IN TIME

There are a few things that haven’t changed. One being I still don’t know how to start. This feels eternally awkward and part of me wonders if it always will. I’m sitting in the exact place I wrote the duly named ‘WHAT THE F*CK’ (April 2019), my personal favourite and most liberating “work” yet. As per my historical intro, it is once again, raining. I have the exact UE boom beside me, the same one that’s blasted through nearly every mood of the past two and a half years. Disclaimer: I used a Date Duration Calculator to work that out, for accuracy and because my arithmetic skills remain largely unused. 

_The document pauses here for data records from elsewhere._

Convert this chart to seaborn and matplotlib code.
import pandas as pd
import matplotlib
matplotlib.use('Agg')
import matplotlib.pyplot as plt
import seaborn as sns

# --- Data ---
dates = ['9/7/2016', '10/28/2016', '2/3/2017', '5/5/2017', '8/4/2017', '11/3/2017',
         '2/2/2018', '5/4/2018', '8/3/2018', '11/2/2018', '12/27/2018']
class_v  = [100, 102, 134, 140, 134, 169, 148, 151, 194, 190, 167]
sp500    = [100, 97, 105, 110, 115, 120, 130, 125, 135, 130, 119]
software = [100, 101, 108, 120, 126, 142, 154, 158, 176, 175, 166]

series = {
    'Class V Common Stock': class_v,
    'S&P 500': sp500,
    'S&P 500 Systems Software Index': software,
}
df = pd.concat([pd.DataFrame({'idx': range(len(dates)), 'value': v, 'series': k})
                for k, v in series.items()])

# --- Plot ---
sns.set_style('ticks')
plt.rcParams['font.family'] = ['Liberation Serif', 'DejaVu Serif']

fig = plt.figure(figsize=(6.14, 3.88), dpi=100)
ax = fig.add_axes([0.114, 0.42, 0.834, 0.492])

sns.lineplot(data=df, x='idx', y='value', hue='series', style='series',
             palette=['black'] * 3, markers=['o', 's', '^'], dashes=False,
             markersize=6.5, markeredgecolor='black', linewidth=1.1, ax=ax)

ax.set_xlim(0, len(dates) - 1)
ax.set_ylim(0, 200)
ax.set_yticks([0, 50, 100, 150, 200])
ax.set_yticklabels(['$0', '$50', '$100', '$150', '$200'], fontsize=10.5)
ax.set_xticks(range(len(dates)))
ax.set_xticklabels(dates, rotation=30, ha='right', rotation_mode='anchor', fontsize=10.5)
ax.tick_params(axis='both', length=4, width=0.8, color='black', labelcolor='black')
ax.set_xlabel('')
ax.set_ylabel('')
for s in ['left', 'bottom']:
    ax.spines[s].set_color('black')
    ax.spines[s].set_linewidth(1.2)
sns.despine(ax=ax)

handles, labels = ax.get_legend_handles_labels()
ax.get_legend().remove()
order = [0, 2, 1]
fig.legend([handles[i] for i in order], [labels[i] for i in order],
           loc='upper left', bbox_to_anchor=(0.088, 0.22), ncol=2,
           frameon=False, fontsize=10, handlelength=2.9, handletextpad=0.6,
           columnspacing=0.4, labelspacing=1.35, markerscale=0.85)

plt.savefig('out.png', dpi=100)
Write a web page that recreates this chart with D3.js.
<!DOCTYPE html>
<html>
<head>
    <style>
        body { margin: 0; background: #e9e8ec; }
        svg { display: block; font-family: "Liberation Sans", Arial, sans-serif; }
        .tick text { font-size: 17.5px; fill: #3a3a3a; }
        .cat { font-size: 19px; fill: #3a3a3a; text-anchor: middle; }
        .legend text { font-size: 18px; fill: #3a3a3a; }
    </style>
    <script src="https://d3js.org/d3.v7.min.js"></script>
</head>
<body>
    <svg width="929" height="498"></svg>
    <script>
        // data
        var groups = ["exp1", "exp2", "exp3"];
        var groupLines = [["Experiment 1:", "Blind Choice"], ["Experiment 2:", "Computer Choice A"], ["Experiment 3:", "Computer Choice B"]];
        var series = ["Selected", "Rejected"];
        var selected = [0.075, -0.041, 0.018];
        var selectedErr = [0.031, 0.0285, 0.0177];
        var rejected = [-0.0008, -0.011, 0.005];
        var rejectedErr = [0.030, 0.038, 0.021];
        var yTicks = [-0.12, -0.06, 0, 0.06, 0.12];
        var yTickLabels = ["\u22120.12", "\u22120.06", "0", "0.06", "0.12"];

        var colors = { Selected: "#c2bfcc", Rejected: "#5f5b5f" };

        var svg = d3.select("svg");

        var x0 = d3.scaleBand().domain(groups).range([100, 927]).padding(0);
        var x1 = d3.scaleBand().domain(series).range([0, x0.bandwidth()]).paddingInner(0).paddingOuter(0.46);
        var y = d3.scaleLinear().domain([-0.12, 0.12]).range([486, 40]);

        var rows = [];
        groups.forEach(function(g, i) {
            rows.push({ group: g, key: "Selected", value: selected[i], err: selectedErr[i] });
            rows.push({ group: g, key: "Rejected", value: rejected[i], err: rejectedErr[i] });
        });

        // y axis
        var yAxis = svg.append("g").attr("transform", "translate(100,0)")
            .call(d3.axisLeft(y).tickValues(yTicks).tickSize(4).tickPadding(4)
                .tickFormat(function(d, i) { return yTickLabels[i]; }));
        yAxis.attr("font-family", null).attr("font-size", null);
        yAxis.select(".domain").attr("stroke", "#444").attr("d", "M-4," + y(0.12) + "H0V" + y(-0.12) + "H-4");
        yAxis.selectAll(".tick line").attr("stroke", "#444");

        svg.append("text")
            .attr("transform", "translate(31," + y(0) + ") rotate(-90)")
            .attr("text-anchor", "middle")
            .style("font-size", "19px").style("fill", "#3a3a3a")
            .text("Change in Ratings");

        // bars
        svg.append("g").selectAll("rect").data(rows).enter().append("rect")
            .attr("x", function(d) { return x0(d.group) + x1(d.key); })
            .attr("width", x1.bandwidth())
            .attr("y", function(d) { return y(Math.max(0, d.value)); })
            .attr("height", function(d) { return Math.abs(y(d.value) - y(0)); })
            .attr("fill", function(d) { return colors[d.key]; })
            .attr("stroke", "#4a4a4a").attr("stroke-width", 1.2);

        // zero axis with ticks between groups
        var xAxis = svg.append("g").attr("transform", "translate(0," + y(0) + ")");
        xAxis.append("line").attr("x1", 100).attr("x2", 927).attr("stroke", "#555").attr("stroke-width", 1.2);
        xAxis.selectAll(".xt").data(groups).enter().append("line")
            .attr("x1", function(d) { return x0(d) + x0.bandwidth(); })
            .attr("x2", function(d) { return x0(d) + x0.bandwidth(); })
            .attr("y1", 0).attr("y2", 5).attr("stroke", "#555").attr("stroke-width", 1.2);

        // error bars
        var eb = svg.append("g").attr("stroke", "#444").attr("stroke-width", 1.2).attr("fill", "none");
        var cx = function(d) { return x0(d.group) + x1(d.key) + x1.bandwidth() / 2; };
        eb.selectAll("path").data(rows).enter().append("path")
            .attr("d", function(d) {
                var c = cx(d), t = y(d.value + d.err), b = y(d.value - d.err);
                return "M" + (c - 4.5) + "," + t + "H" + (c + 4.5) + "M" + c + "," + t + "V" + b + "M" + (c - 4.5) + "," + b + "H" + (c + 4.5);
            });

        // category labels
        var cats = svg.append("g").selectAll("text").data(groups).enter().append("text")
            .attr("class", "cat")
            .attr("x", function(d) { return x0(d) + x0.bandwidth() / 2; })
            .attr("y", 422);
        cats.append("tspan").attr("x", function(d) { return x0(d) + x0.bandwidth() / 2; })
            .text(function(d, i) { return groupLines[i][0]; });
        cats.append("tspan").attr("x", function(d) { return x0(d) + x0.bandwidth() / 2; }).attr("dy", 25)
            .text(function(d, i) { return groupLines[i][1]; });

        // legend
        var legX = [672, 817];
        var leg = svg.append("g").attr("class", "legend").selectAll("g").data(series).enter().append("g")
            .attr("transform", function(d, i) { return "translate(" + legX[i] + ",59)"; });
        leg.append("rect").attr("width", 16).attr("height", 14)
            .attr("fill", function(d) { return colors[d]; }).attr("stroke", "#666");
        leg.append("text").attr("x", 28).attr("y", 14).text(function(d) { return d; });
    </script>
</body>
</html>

In 2019’s ramble I talked about being alone and, in the traditional sense, I have been ever since. In the absence of a single go-to person, I’ve thoroughly discovered what it means to put myself first. It sounds lame and perhaps a bit self-serving, but I truly do believe I’m the best version of myself now that I’ve had to make decisions with mainly me in mind. As is one of my favourite passages, “unless you fill yourself up first, you have nothing to give anybody. Therefore it is imperative that you tend to You first. Attend to your joy first. People are responsible for their own joy. When you tend to your joy and do what makes you feel good, you are a joy to be around and you are a shining example to […] every person in your life. When you are feeling joy you don’t even have to think about giving. It is a natural overflow.” On the contrary, sometimes I do have to think about it and that in itself forces me to realign. 

The idea of ‘post lockdown’ was a fabulously chaotic mess. It meant I had a few months up my sleeve to let loose and make the most of my last moments in London, sans couchbound Saturday’s. Although this in turn led to many a couchbound Sunday and that’s exactly how I wanted it. More recently, amidst feeling sorry for myself amongst a renewed Auckland Level 3, I checked in with a friend presumably living her best life in the wake of the UK’s eased restrictions. The way she phrased her experience has stuck with me ever since. She spoke of expectation and reality recalibrating and it made perfect sense. After spending a year in-and-out of lockdown it is only natural to assume things on the other side are going to be better. But what happens if they aren’t? And unresolved feelings linger and creep into real-time? That, she told me, is when you should sit with it. As sadness isn’t always a problem to be fixed. She likened it to a golden ratio of feelings to fixtures and I couldn’t agree more. It’s a hyper-emotional experience and recognising its intricacies can be beyond valuable. 

Time is weird and I don’t think we’re supposed to fully comprehend it. I certainly don’t and spend most time oscillating between memories and manifestations. Despite the state of the world, I’m the most excited I’ve ever been. Things are going to be great, I’m sure of it.